Implementing a DataOps architecture can be complex, especially for organizations with diverse or highly distributed data ecosystems. Through a structured approach, organizations can build and operate a DataOps environment that scales with changing data and business demands.

Many organizations use DataOps frameworks to guide this process. These frameworks provide reference models for how practices such as automation, testing, governance and collaboration evolve over time. They also help teams consistently apply architectural principles while adapting them to their specific data environments and business goals.
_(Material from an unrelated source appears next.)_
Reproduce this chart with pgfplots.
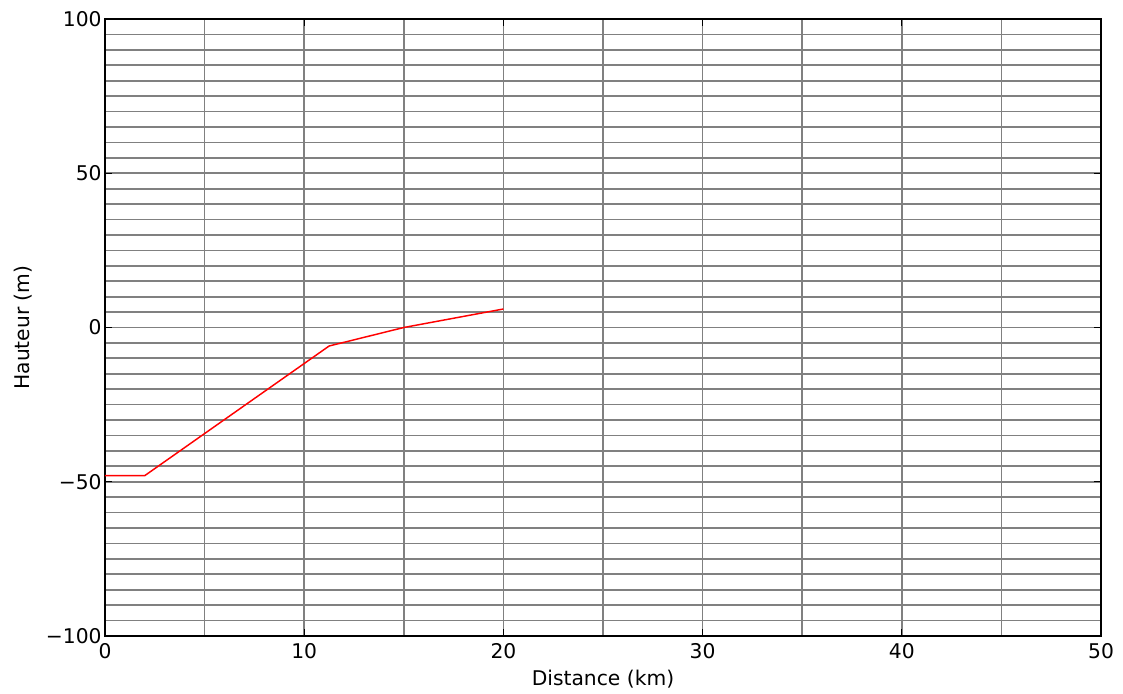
\documentclass[border=0pt]{standalone}
\usepackage{fontspec}
\setmainfont{DejaVu Sans}
\usepackage{pgfplots}
\pgfplotsset{compat=1.18}
\begin{document}
\begin{tikzpicture}
\begin{axis}[
  scale only axis,
  width=747pt, height=462.75pt,
  xmin=0, xmax=50, ymin=-100, ymax=100,
  xtick={0,10,20,30,40,50},
  xticklabels={0,10,20,30,40,50},
  ytick={-100,-50,0,50,100},
  yticklabels={−100,−50,0,50,100},
  minor xtick={5,15,25,35,45},
  minor ytick={-95,-90,...,95},
  grid=both,
  major grid style={draw=gray, line width=1.3pt},
  minor grid style={draw=gray, line width=1.3pt},
  axis line style={line width=1.2pt, black},
  tick style={black, line width=1pt},
  major tick length=5pt,
  minor tick length=0pt,
  tick align=inside,
  tick pos=both,
  ticklabel style={font=\fontsize{15.2}{18}\selectfont},
  label style={font=\fontsize{15.2}{18}\selectfont},
  xlabel={Distance (km)},
  ylabel={Hauteur (m)},
  xlabel style={yshift=-2pt},
  ylabel style={yshift=3.5pt},
  xticklabel style={yshift=-2pt},
  yticklabel style={xshift=1pt},
]
\addplot[red, line width=1.1pt] coordinates {(0,-48) (2,-48) (11.25,-6) (15,0) (20,6)};
\end{axis}
\path ([xshift=-78.75pt,yshift=-42.75pt]current axis.south west) rectangle ([xshift=16.5pt,yshift=14.25pt]current axis.north east);
\end{tikzpicture}
\end{document}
In practice, implementation often follows a set of common steps:

1. Assess the current state: Begin by evaluating existing data infrastructure, workflows and operating practices. This assessment should look beyond individual tools to examine how data moves across the organization. It should also identify where manual effort is concentrated and reliability or quality issues tend to arise.
   
   
2. Define the target state: Next, establish a clear vision for what the DataOps architecture is intended to support. For instance, defining objectives that align with broader business priorities such as improved data quality or faster analytics delivery. Rather than prescribing a fixed end state, many organizations define guiding principles that shape architectural decisions and core functionality over time.
   
   
3. Identify the technology foundation: With goals in place, organizations can identify the tools, platforms and services that will support their DataOps architecture. This may include technologies for data integration, orchestration, storage, observability and analytics.
   
   
4. Establish a data governance framework: Effective DataOps architectures embed governance into daily operations rather than treating it as a separate initiative. This involves defining policies and controls that ensure data quality, security and compliance throughout the data lifecycle.
   
   
5. Implement data integration and automation: Automation is central to DataOps. Organizations can streamline data ingestion and transformation by standardizing pipeline patterns, reusing templates and reducing manual intervention.
   
   
6. Foster collaboration and shared ownership: A DataOps architecture supports collaboration, but does not create it. Successful implementations emphasize clear ownership of data products and shared responsibility between business and data professionals.
   
   
7. Monitor performance and continuously improve: Finally, organizations can monitor the performance and reliability of their DataOps architecture using observability and analytics tools. Logs, metrics and traces can help teams identify issues early and refine workflows over time.